_SHORT TASK_. Filter these entries, keeping only lines that hold the word "this".

_RECORDS SUPPLIED_.

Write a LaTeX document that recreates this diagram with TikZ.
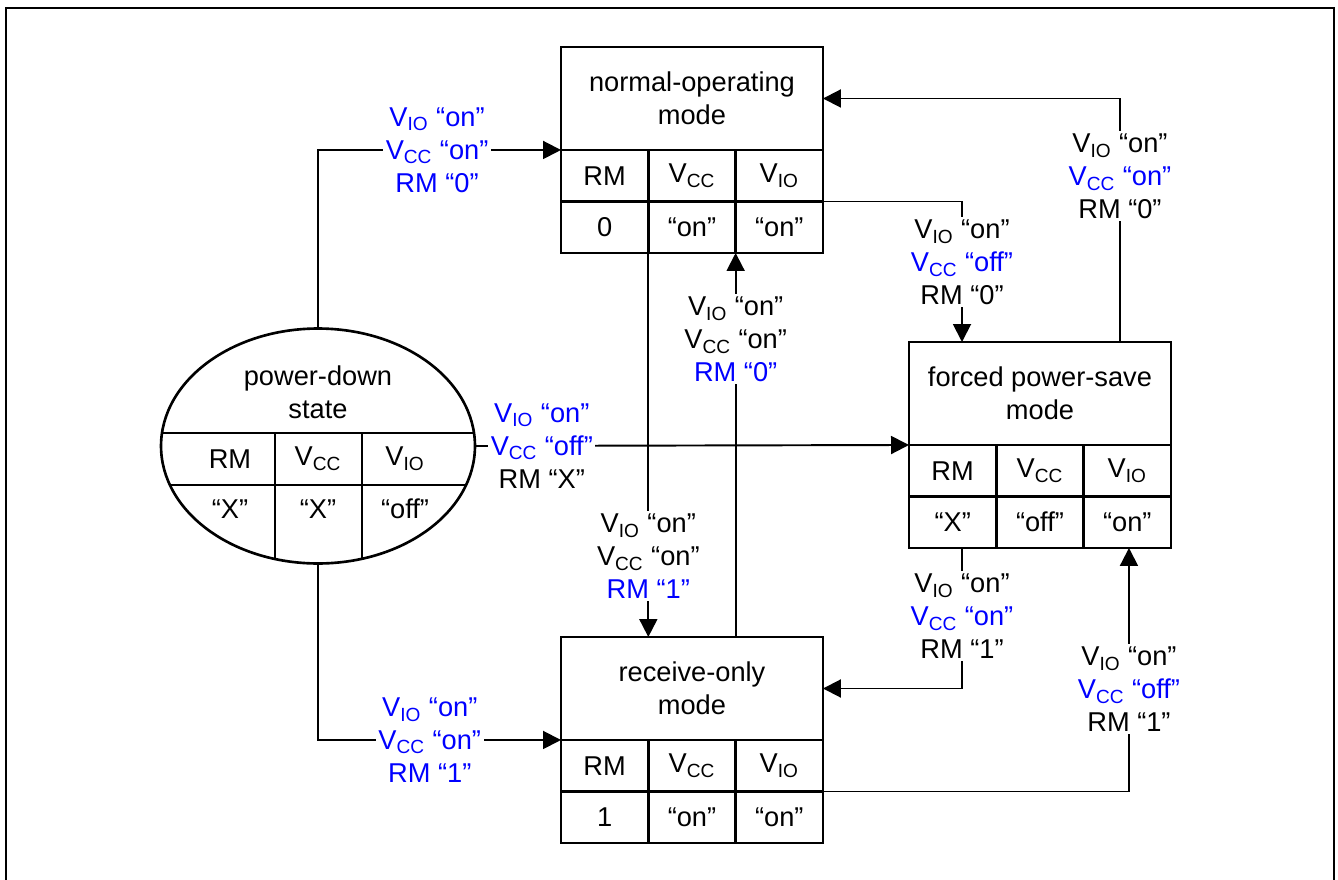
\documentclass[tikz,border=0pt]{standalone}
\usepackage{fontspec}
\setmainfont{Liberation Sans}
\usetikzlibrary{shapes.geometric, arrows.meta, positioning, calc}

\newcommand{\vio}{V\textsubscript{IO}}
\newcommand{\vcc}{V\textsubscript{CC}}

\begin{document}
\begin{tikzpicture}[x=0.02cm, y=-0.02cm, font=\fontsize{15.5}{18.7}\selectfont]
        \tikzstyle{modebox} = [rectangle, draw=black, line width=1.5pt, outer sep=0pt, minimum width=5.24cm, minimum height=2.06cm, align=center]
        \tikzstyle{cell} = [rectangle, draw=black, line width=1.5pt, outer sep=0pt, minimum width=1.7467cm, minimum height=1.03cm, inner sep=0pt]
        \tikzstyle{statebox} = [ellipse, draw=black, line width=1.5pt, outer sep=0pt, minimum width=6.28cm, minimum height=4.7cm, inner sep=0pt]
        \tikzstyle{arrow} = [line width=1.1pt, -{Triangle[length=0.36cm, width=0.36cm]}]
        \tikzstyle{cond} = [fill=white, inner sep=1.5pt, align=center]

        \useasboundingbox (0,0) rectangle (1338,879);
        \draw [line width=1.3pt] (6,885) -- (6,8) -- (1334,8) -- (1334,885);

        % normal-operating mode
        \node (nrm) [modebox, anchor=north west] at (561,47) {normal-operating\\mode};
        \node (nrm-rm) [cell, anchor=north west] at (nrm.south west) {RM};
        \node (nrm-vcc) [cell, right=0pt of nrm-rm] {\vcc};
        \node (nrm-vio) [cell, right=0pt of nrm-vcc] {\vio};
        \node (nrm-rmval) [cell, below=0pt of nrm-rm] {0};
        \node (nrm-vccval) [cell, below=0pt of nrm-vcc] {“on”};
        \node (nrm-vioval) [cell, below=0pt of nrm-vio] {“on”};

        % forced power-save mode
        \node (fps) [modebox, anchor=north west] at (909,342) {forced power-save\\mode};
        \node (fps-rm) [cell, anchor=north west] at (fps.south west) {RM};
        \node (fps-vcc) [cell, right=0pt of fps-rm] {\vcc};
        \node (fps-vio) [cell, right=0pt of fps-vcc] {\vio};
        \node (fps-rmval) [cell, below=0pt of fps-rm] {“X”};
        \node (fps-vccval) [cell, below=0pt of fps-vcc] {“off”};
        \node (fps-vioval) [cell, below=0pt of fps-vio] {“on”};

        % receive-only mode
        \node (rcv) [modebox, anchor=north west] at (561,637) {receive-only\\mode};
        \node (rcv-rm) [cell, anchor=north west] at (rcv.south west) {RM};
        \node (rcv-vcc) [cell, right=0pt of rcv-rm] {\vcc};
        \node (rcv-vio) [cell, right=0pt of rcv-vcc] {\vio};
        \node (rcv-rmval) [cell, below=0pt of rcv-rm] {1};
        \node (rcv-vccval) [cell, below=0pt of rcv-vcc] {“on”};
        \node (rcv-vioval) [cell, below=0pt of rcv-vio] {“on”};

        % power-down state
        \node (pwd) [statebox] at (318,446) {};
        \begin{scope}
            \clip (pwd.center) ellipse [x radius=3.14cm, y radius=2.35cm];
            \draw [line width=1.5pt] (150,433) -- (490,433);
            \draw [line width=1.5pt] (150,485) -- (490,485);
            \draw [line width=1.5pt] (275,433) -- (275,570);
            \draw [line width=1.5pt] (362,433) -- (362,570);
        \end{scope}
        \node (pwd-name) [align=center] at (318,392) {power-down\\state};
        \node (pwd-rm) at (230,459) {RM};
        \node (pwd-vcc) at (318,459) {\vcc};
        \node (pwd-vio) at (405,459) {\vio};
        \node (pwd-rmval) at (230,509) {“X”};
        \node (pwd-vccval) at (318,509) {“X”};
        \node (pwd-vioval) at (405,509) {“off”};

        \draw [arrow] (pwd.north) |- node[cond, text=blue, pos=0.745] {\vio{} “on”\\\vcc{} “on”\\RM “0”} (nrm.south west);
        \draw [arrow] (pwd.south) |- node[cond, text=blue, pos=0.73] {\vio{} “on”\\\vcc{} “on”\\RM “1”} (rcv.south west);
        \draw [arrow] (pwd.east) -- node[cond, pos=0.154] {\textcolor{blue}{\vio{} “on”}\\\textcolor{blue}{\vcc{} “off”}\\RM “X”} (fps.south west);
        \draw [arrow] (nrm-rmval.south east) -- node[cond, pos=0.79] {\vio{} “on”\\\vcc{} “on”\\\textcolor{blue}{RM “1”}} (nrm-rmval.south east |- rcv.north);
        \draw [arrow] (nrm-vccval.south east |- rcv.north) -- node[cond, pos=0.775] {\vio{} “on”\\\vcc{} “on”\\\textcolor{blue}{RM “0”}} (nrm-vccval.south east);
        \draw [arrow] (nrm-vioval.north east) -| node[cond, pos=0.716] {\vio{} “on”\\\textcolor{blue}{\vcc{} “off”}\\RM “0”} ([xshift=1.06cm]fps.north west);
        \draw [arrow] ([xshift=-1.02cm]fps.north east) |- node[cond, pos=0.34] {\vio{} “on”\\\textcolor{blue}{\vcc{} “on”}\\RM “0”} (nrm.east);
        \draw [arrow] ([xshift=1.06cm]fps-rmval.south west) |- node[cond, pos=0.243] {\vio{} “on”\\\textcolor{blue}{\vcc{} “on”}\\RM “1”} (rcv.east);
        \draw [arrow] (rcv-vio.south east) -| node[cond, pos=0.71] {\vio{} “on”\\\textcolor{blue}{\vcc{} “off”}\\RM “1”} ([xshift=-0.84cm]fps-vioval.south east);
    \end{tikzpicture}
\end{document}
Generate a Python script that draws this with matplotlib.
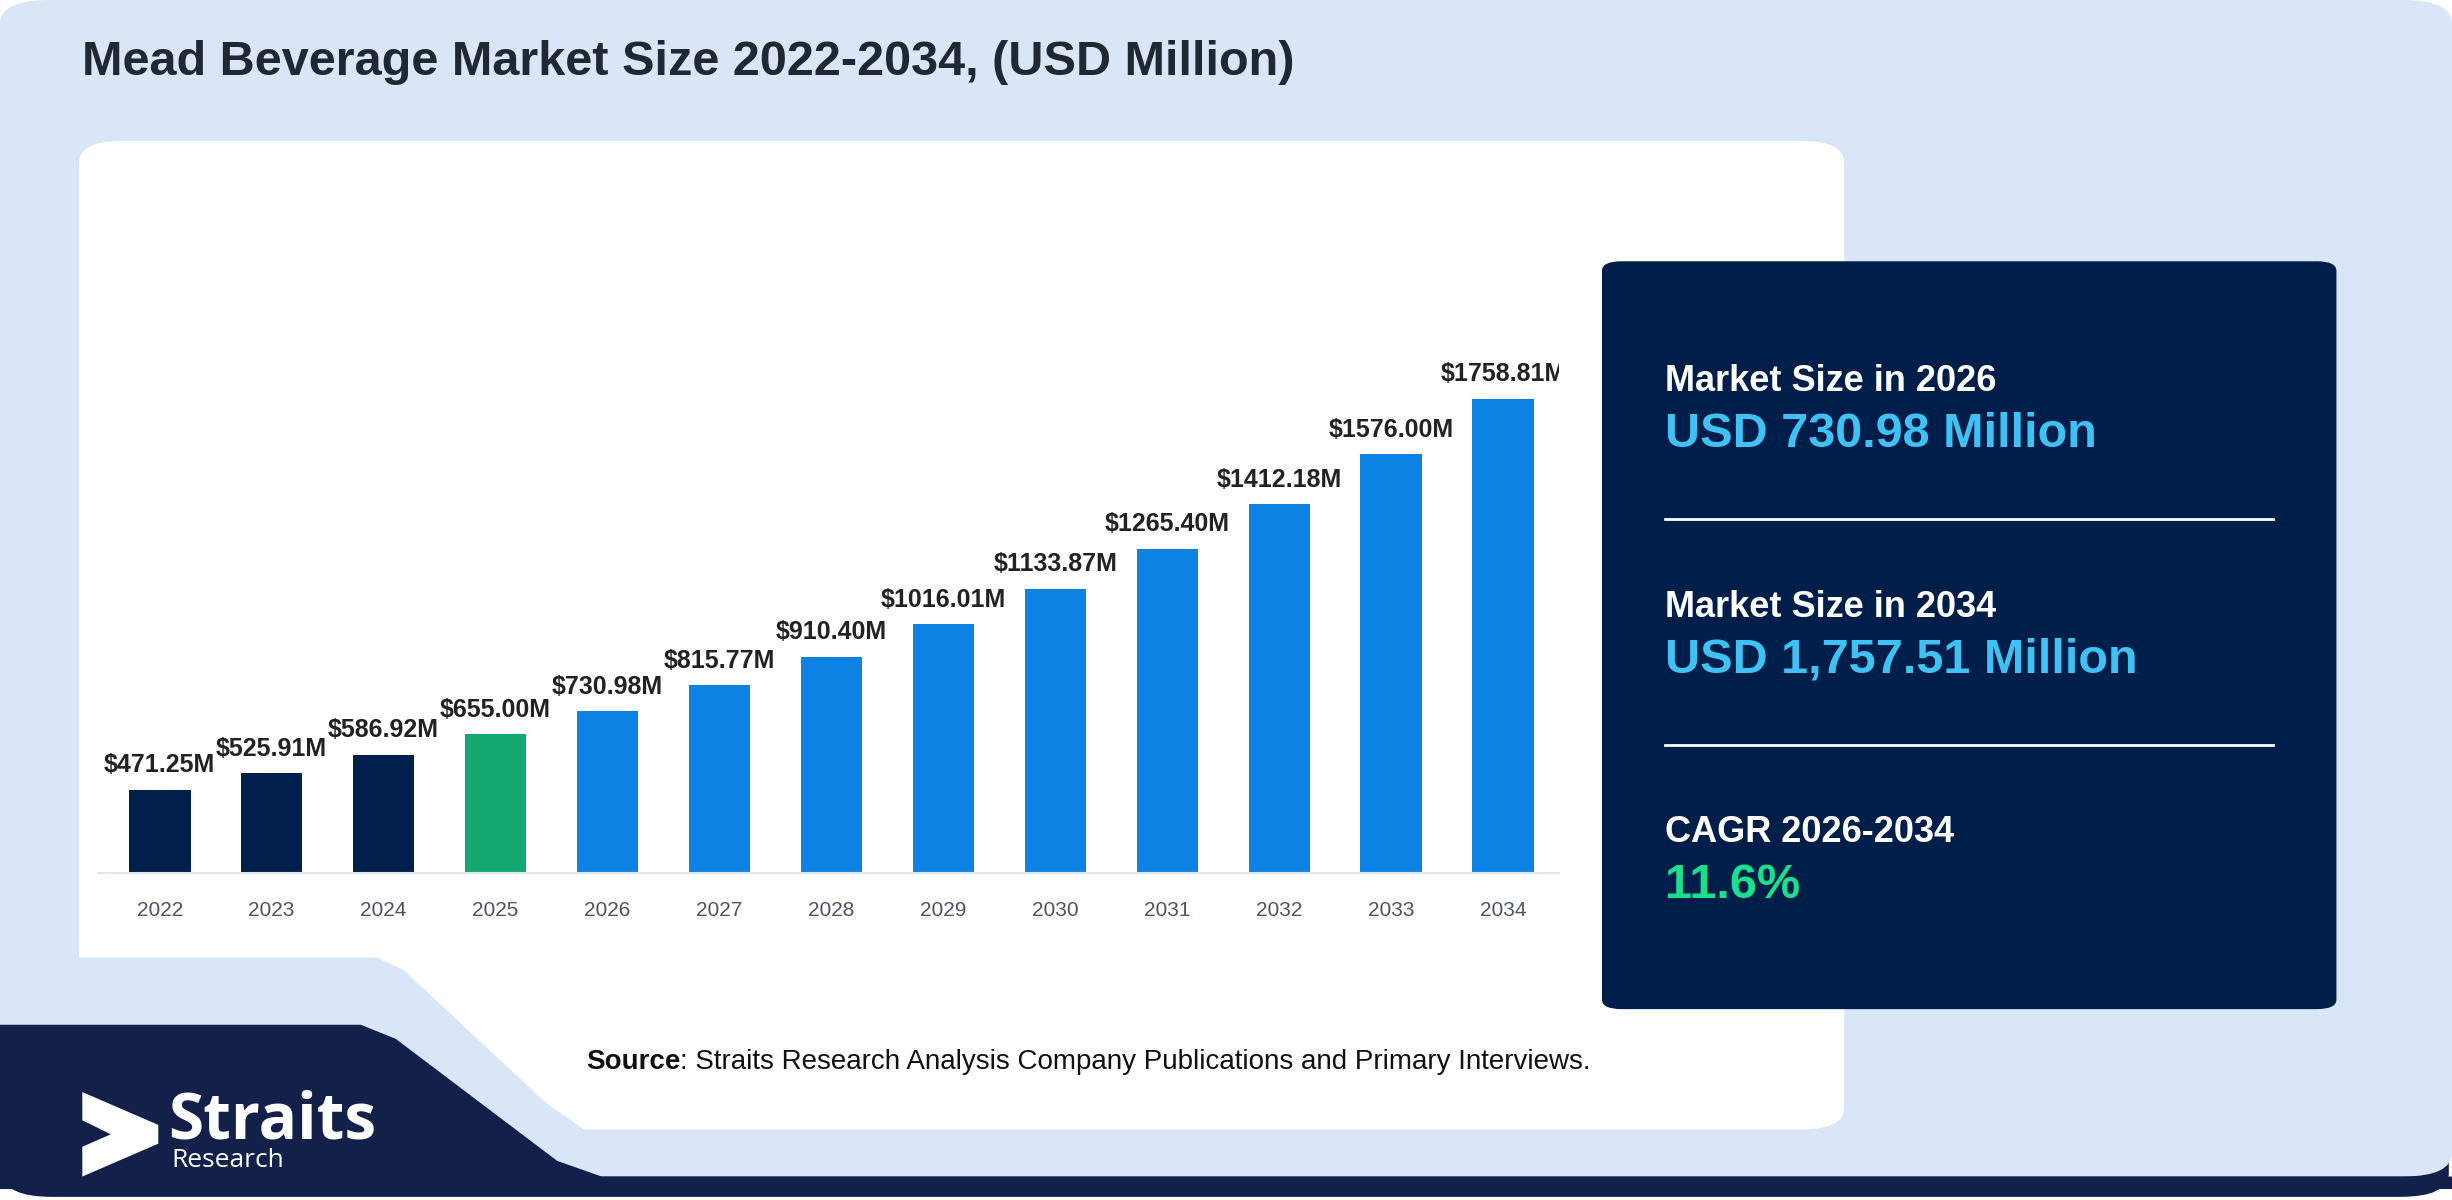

_SOLUTION_.
Write a LaTeX document that recreates this diagram with TikZ.
Generate a Python script that draws this with matplotlib.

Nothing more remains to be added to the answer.